Records with drawing code:
==================================================

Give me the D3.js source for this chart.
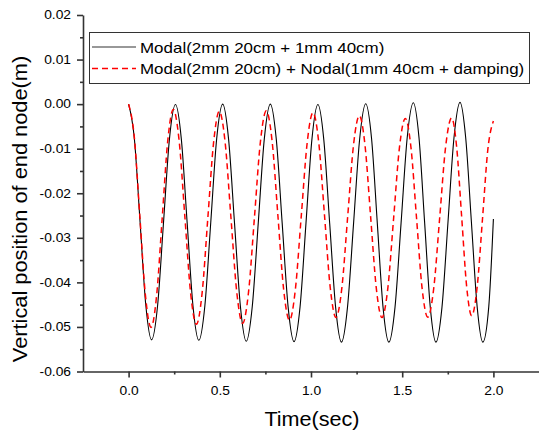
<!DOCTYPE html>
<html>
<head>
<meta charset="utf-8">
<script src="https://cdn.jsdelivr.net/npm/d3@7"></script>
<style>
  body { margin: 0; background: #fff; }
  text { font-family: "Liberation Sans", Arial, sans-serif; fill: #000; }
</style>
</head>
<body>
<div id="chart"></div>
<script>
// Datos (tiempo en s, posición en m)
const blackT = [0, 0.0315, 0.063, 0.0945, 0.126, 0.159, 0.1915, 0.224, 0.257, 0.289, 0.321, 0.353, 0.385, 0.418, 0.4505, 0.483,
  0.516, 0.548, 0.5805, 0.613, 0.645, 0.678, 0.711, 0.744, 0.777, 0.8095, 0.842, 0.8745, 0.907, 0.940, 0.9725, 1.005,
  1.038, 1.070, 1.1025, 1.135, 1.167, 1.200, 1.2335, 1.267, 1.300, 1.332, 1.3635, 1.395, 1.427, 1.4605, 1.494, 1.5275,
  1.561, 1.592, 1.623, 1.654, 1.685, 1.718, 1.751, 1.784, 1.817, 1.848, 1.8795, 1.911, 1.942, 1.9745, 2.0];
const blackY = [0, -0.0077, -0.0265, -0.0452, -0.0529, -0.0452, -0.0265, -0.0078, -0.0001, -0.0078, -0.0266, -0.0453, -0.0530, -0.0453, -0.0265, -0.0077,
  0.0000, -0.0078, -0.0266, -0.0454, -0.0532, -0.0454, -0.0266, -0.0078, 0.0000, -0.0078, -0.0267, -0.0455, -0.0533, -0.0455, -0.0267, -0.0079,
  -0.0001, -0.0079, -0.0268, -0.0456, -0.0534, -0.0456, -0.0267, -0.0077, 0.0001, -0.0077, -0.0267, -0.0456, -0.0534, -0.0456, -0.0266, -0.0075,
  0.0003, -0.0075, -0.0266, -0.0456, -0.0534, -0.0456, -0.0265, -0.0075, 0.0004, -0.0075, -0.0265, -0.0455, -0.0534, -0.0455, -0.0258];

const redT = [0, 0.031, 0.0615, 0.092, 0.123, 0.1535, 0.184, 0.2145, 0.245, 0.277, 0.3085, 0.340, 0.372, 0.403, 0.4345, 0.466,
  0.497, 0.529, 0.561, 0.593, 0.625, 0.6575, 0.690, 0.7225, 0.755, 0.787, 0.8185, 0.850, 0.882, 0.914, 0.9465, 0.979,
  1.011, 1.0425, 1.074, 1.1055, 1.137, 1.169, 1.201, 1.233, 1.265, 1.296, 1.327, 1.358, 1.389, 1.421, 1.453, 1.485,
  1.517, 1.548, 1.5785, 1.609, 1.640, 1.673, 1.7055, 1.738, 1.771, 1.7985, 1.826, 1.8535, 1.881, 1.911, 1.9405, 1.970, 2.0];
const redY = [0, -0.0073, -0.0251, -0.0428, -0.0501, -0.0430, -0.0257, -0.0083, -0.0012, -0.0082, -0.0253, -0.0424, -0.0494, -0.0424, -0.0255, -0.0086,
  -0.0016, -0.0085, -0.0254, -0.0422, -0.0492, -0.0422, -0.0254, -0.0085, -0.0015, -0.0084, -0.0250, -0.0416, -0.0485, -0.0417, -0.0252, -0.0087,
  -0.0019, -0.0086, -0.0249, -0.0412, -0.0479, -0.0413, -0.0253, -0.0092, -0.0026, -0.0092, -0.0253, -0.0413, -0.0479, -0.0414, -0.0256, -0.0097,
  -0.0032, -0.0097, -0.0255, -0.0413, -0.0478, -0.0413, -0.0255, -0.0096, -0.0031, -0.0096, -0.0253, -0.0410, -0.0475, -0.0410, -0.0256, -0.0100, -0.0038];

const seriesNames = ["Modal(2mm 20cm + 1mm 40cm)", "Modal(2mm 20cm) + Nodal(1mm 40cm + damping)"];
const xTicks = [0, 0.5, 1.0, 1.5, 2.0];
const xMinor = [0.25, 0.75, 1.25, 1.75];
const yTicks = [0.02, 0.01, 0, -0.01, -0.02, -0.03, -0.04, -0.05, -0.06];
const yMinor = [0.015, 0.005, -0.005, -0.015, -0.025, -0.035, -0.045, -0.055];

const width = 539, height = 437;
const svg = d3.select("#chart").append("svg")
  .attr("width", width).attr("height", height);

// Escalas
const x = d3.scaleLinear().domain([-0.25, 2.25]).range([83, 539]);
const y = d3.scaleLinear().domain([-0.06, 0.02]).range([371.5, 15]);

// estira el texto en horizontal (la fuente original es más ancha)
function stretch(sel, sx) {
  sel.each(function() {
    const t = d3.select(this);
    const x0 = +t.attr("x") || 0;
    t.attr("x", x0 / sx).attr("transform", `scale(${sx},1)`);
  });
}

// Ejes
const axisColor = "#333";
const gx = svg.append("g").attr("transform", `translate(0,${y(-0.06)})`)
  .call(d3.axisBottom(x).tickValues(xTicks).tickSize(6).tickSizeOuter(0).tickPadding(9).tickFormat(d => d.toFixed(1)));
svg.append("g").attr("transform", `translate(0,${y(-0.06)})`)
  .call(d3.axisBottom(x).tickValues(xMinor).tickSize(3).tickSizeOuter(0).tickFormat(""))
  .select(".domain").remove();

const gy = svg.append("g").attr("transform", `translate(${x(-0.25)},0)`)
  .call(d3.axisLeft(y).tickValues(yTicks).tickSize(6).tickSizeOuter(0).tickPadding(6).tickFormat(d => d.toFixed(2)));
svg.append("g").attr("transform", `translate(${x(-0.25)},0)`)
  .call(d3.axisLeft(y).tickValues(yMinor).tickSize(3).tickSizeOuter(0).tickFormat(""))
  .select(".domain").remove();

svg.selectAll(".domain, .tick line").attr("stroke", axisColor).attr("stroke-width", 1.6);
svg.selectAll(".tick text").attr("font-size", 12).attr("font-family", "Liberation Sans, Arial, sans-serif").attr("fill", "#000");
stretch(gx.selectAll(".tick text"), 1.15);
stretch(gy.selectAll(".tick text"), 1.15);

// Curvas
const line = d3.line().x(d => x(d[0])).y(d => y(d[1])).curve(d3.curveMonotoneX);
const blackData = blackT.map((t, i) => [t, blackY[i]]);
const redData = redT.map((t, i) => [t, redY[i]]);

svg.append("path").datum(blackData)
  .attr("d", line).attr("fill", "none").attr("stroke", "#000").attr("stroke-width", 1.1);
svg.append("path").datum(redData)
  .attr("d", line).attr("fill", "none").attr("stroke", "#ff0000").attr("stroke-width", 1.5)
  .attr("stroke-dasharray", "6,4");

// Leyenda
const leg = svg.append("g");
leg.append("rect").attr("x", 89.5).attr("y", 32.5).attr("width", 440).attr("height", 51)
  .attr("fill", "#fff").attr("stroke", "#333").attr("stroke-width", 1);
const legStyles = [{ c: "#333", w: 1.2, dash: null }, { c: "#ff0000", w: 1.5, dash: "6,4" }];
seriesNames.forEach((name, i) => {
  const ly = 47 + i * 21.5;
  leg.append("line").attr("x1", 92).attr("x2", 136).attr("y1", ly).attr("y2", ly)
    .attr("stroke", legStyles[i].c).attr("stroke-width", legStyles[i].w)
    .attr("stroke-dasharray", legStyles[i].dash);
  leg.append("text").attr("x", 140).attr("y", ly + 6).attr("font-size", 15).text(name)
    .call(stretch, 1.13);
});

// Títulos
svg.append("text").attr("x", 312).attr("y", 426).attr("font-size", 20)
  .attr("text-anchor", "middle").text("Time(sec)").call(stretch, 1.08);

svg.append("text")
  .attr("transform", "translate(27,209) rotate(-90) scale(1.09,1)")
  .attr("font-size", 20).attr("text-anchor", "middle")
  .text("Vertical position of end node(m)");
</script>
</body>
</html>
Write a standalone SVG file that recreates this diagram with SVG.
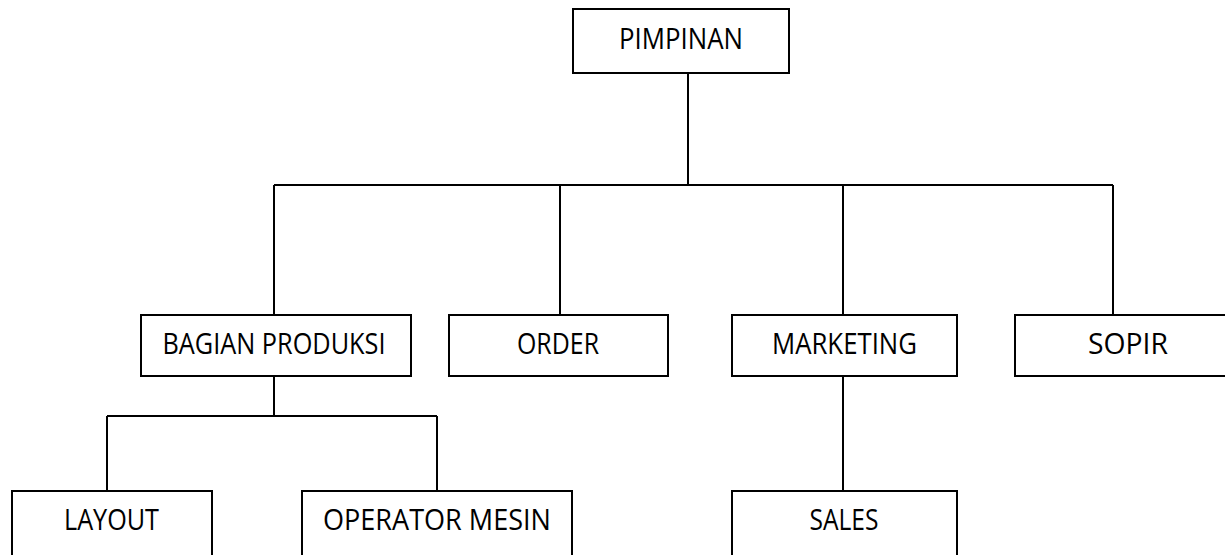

==================================================

• Written problem: Transcribe all of the records above character for character. Exclude the pictures.

• Answer to the problem:
Give me the D3.js source for this chart.
<!DOCTYPE html>
<html>
<head>
<meta charset="utf-8">
<script src="https://cdn.jsdelivr.net/npm/d3@7"></script>
<style>
  body { margin: 0; background: #fff; }
  text { font-family: "Liberation Sans", Arial, sans-serif; fill: #000; }
</style>
</head>
<body>
<div id="chart"></div>
<script>
// Datos (tiempo en s, posición en m)
const blackT = [0, 0.0315, 0.063, 0.0945, 0.126, 0.159, 0.1915, 0.224, 0.257, 0.289, 0.321, 0.353, 0.385, 0.418, 0.4505, 0.483,
  0.516, 0.548, 0.5805, 0.613, 0.645, 0.678, 0.711, 0.744, 0.777, 0.8095, 0.842, 0.8745, 0.907, 0.940, 0.9725, 1.005,
  1.038, 1.070, 1.1025, 1.135, 1.167, 1.200, 1.2335, 1.267, 1.300, 1.332, 1.3635, 1.395, 1.427, 1.4605, 1.494, 1.5275,
  1.561, 1.592, 1.623, 1.654, 1.685, 1.718, 1.751, 1.784, 1.817, 1.848, 1.8795, 1.911, 1.942, 1.9745, 2.0];
const blackY = [0, -0.0077, -0.0265, -0.0452, -0.0529, -0.0452, -0.0265, -0.0078, -0.0001, -0.0078, -0.0266, -0.0453, -0.0530, -0.0453, -0.0265, -0.0077,
  0.0000, -0.0078, -0.0266, -0.0454, -0.0532, -0.0454, -0.0266, -0.0078, 0.0000, -0.0078, -0.0267, -0.0455, -0.0533, -0.0455, -0.0267, -0.0079,
  -0.0001, -0.0079, -0.0268, -0.0456, -0.0534, -0.0456, -0.0267, -0.0077, 0.0001, -0.0077, -0.0267, -0.0456, -0.0534, -0.0456, -0.0266, -0.0075,
  0.0003, -0.0075, -0.0266, -0.0456, -0.0534, -0.0456, -0.0265, -0.0075, 0.0004, -0.0075, -0.0265, -0.0455, -0.0534, -0.0455, -0.0258];

const redT = [0, 0.031, 0.0615, 0.092, 0.123, 0.1535, 0.184, 0.2145, 0.245, 0.277, 0.3085, 0.340, 0.372, 0.403, 0.4345, 0.466,
  0.497, 0.529, 0.561, 0.593, 0.625, 0.6575, 0.690, 0.7225, 0.755, 0.787, 0.8185, 0.850, 0.882, 0.914, 0.9465, 0.979,
  1.011, 1.0425, 1.074, 1.1055, 1.137, 1.169, 1.201, 1.233, 1.265, 1.296, 1.327, 1.358, 1.389, 1.421, 1.453, 1.485,
  1.517, 1.548, 1.5785, 1.609, 1.640, 1.673, 1.7055, 1.738, 1.771, 1.7985, 1.826, 1.8535, 1.881, 1.911, 1.9405, 1.970, 2.0];
const redY = [0, -0.0073, -0.0251, -0.0428, -0.0501, -0.0430, -0.0257, -0.0083, -0.0012, -0.0082, -0.0253, -0.0424, -0.0494, -0.0424, -0.0255, -0.0086,
  -0.0016, -0.0085, -0.0254, -0.0422, -0.0492, -0.0422, -0.0254, -0.0085, -0.0015, -0.0084, -0.0250, -0.0416, -0.0485, -0.0417, -0.0252, -0.0087,
  -0.0019, -0.0086, -0.0249, -0.0412, -0.0479, -0.0413, -0.0253, -0.0092, -0.0026, -0.0092, -0.0253, -0.0413, -0.0479, -0.0414, -0.0256, -0.0097,
  -0.0032, -0.0097, -0.0255, -0.0413, -0.0478, -0.0413, -0.0255, -0.0096, -0.0031, -0.0096, -0.0253, -0.0410, -0.0475, -0.0410, -0.0256, -0.0100, -0.0038];

const seriesNames = ["Modal(2mm 20cm + 1mm 40cm)", "Modal(2mm 20cm) + Nodal(1mm 40cm + damping)"];
const xTicks = [0, 0.5, 1.0, 1.5, 2.0];
const xMinor = [0.25, 0.75, 1.25, 1.75];
const yTicks = [0.02, 0.01, 0, -0.01, -0.02, -0.03, -0.04, -0.05, -0.06];
const yMinor = [0.015, 0.005, -0.005, -0.015, -0.025, -0.035, -0.045, -0.055];

const width = 539, height = 437;
const svg = d3.select("#chart").append("svg")
  .attr("width", width).attr("height", height);

// Escalas
const x = d3.scaleLinear().domain([-0.25, 2.25]).range([83, 539]);
const y = d3.scaleLinear().domain([-0.06, 0.02]).range([371.5, 15]);

// estira el texto en horizontal (la fuente original es más ancha)
function stretch(sel, sx) {
  sel.each(function() {
    const t = d3.select(this);
    const x0 = +t.attr("x") || 0;
    t.attr("x", x0 / sx).attr("transform", `scale(${sx},1)`);
  });
}

// Ejes
const axisColor = "#333";
const gx = svg.append("g").attr("transform", `translate(0,${y(-0.06)})`)
  .call(d3.axisBottom(x).tickValues(xTicks).tickSize(6).tickSizeOuter(0).tickPadding(9).tickFormat(d => d.toFixed(1)));
svg.append("g").attr("transform", `translate(0,${y(-0.06)})`)
  .call(d3.axisBottom(x).tickValues(xMinor).tickSize(3).tickSizeOuter(0).tickFormat(""))
  .select(".domain").remove();

const gy = svg.append("g").attr("transform", `translate(${x(-0.25)},0)`)
  .call(d3.axisLeft(y).tickValues(yTicks).tickSize(6).tickSizeOuter(0).tickPadding(6).tickFormat(d => d.toFixed(2)));
svg.append("g").attr("transform", `translate(${x(-0.25)},0)`)
  .call(d3.axisLeft(y).tickValues(yMinor).tickSize(3).tickSizeOuter(0).tickFormat(""))
  .select(".domain").remove();

svg.selectAll(".domain, .tick line").attr("stroke", axisColor).attr("stroke-width", 1.6);
svg.selectAll(".tick text").attr("font-size", 12).attr("font-family", "Liberation Sans, Arial, sans-serif").attr("fill", "#000");
stretch(gx.selectAll(".tick text"), 1.15);
stretch(gy.selectAll(".tick text"), 1.15);

// Curvas
const line = d3.line().x(d => x(d[0])).y(d => y(d[1])).curve(d3.curveMonotoneX);
const blackData = blackT.map((t, i) => [t, blackY[i]]);
const redData = redT.map((t, i) => [t, redY[i]]);

svg.append("path").datum(blackData)
  .attr("d", line).attr("fill", "none").attr("stroke", "#000").attr("stroke-width", 1.1);
svg.append("path").datum(redData)
  .attr("d", line).attr("fill", "none").attr("stroke", "#ff0000").attr("stroke-width", 1.5)
  .attr("stroke-dasharray", "6,4");

// Leyenda
const leg = svg.append("g");
leg.append("rect").attr("x", 89.5).attr("y", 32.5).attr("width", 440).attr("height", 51)
  .attr("fill", "#fff").attr("stroke", "#333").attr("stroke-width", 1);
const legStyles = [{ c: "#333", w: 1.2, dash: null }, { c: "#ff0000", w: 1.5, dash: "6,4" }];
seriesNames.forEach((name, i) => {
  const ly = 47 + i * 21.5;
  leg.append("line").attr("x1", 92).attr("x2", 136).attr("y1", ly).attr("y2", ly)
    .attr("stroke", legStyles[i].c).attr("stroke-width", legStyles[i].w)
    .attr("stroke-dasharray", legStyles[i].dash);
  leg.append("text").attr("x", 140).attr("y", ly + 6).attr("font-size", 15).text(name)
    .call(stretch, 1.13);
});

// Títulos
svg.append("text").attr("x", 312).attr("y", 426).attr("font-size", 20)
  .attr("text-anchor", "middle").text("Time(sec)").call(stretch, 1.08);

svg.append("text")
  .attr("transform", "translate(27,209) rotate(-90) scale(1.09,1)")
  .attr("font-size", 20).attr("text-anchor", "middle")
  .text("Vertical position of end node(m)");
</script>
</body>
</html>
Write a standalone SVG file that recreates this diagram with SVG.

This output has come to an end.